The other day I received an invitation from the local camera club to present or assist with a one day flower photography outing with interested club members. In the email I was told “an expert (like you) would help them set up, give some guidance (composition), use of black backgrounds, depth of field, zoom range etc.” When I read the above I could not overlook the irony. Here I am all about Mushin (no-mind) or Beginner’s mind and now I am to play the role of the “expert.” What in the world could I teach?
I took a walk. Using the sight of the dog running through the grass, the feel of the wind, and my breath to slowly bring me back to the moment – to a space within wherein I could see more clearly. And I saw how and what I wanted to teach.
I would teach that first it was good to jettison all the “this-is-what-a “good”-flower-photograph-looks-like,” and instead to simply relax. Leave the camera bag in the car and take some time to really arrive. Slow down. Get into garden time. I’d suggest they wonder around and find a flower or grouping that brings a smile, that lightens the heart a little when they look at it. Then I would have them sit down nearby and observe it. Advising them as Nancy Rotenberg did me, to “get beyond the handshake.” Maybe even ask the flower permission to photograph it and promise to do no harm to it or its surrounding “buds.”

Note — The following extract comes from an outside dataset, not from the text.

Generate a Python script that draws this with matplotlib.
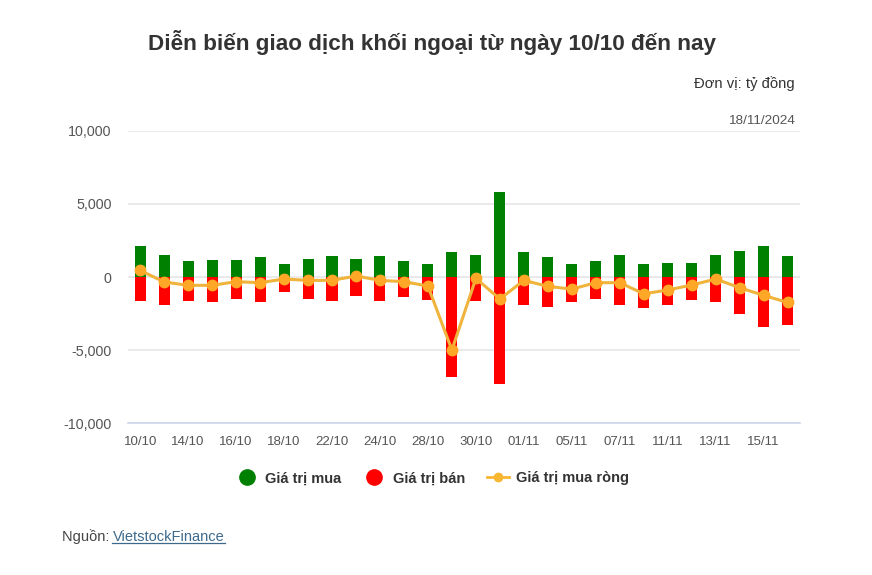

Then I would make it a rule that whenever anyone received an image that (a) brought delight, (b) was a total surprise (c) made them laugh, (d) brought instant urge to delete, (e) all of the above, that they had to shout out with joy in whatever manner felt right in the moment.
If someone wanted to use a black back drop, that’s cool. Just make sure when placing it or any other intrusive apparatus that one is careful not to break, trample, or injure nearby flowers. For the sake of the flowers and for the pleasure of others to gaze upon after we have gone. Or if someone wanted to use multiple flash, I’d be cool with that, and honestly say “I have no clue.” So anything you do will be perfect.” And encouraging people to play – to find the way of the flower for themselves.
Finally, I would teach the importance of gratitude; the importance of giving thanks in whatever form, or language, creed, or faith, one wishes. I continue to see that it is, as Loori says in “The Zen of Creativity” (pg 90), crucial to the expression of one’s vision if “we need to return to our work and reawaken the bond that was initially created.” And so clearly us photo-makers nearly always have to return to the image and work it and that “editing process begins with reconnection with the feeling, the resonance, that was present during the creation, ” (Loori, ibid pg 91).